I’ll go back to my thoughts 4+ years ago:
Let’s imagine a world where there are only 3 BPM engines in the world, like the three heads of Cerberus. One from Oracle, one from IBM, and one from Microsoft. Or, if you prefer hydras, we could have another one from SAP. BPM will have achieved the ubiquity of RDBMS because every corporation that buys software from these giant software providers will have at least one BPM engine as part of their enterprise stack, along with requisite modeling tools.
Some would call this death for BPM. But no one would describe databases as dead. We use them all the time. And BPM will become ubiquitous as well. Is becoming more mainstream all the time. And why am I so confident?
Because it has never been about BPM engines, the parts that the business never sees. Or software stacks. It’s always been about the ease in building the applications that the engine runs, the ease of adapting those applications to changing business requirements (processes), and the effectiveness of the measurements, dashboards, and analytics that provide the learning feedback loop for the business.
A few IPOs would have been more exciting.

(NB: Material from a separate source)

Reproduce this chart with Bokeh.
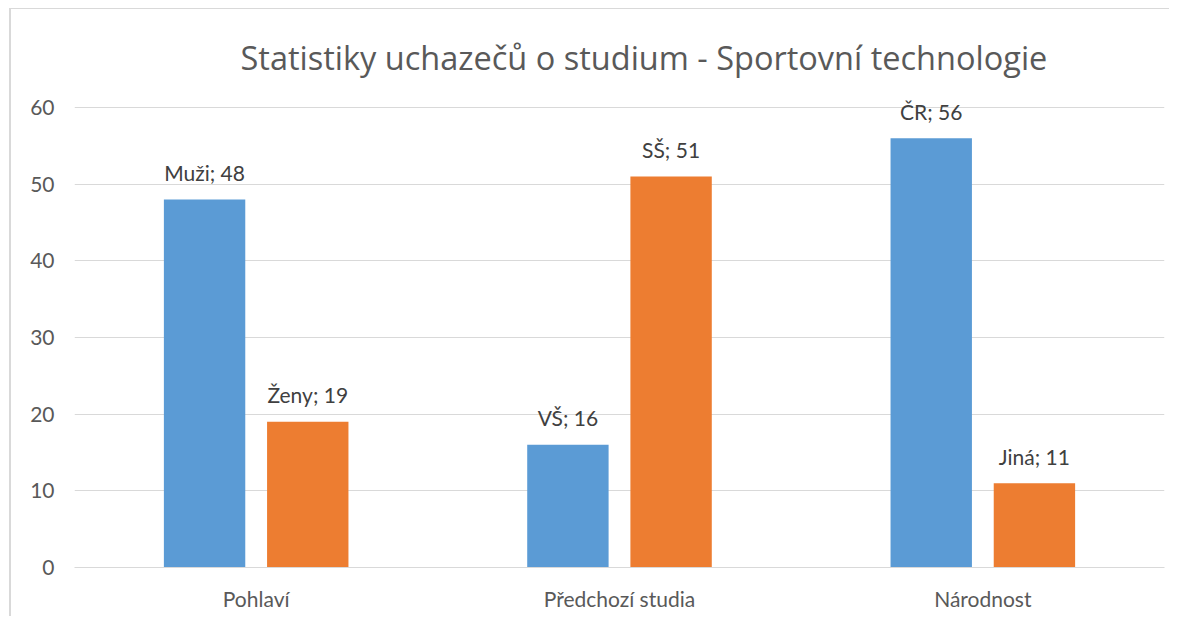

And in times when enterprise software companies were awarded better multiples, might have made sense. And the new batch of BPM tech and companies coming along is pretty interesting too. I see no reason for melancholy with the batch of startups that are hitting the market with interesting products that take different approaches to BPM (or facets of BPM). I think things might just get more interesting. Ubiquitous BPM has a good ring to it.
BPM is the anti-hype software category, where the steady-eddy wins. Where the patience and persistence of disciplined organizations and good leaders pays off. It makes it really frustrating for those that want a quick win.
I may not be right about the future of BPM, but we’re going to invest in BPM and our business because we believe that BPM is not dead, and that the prophets of doom are early once again.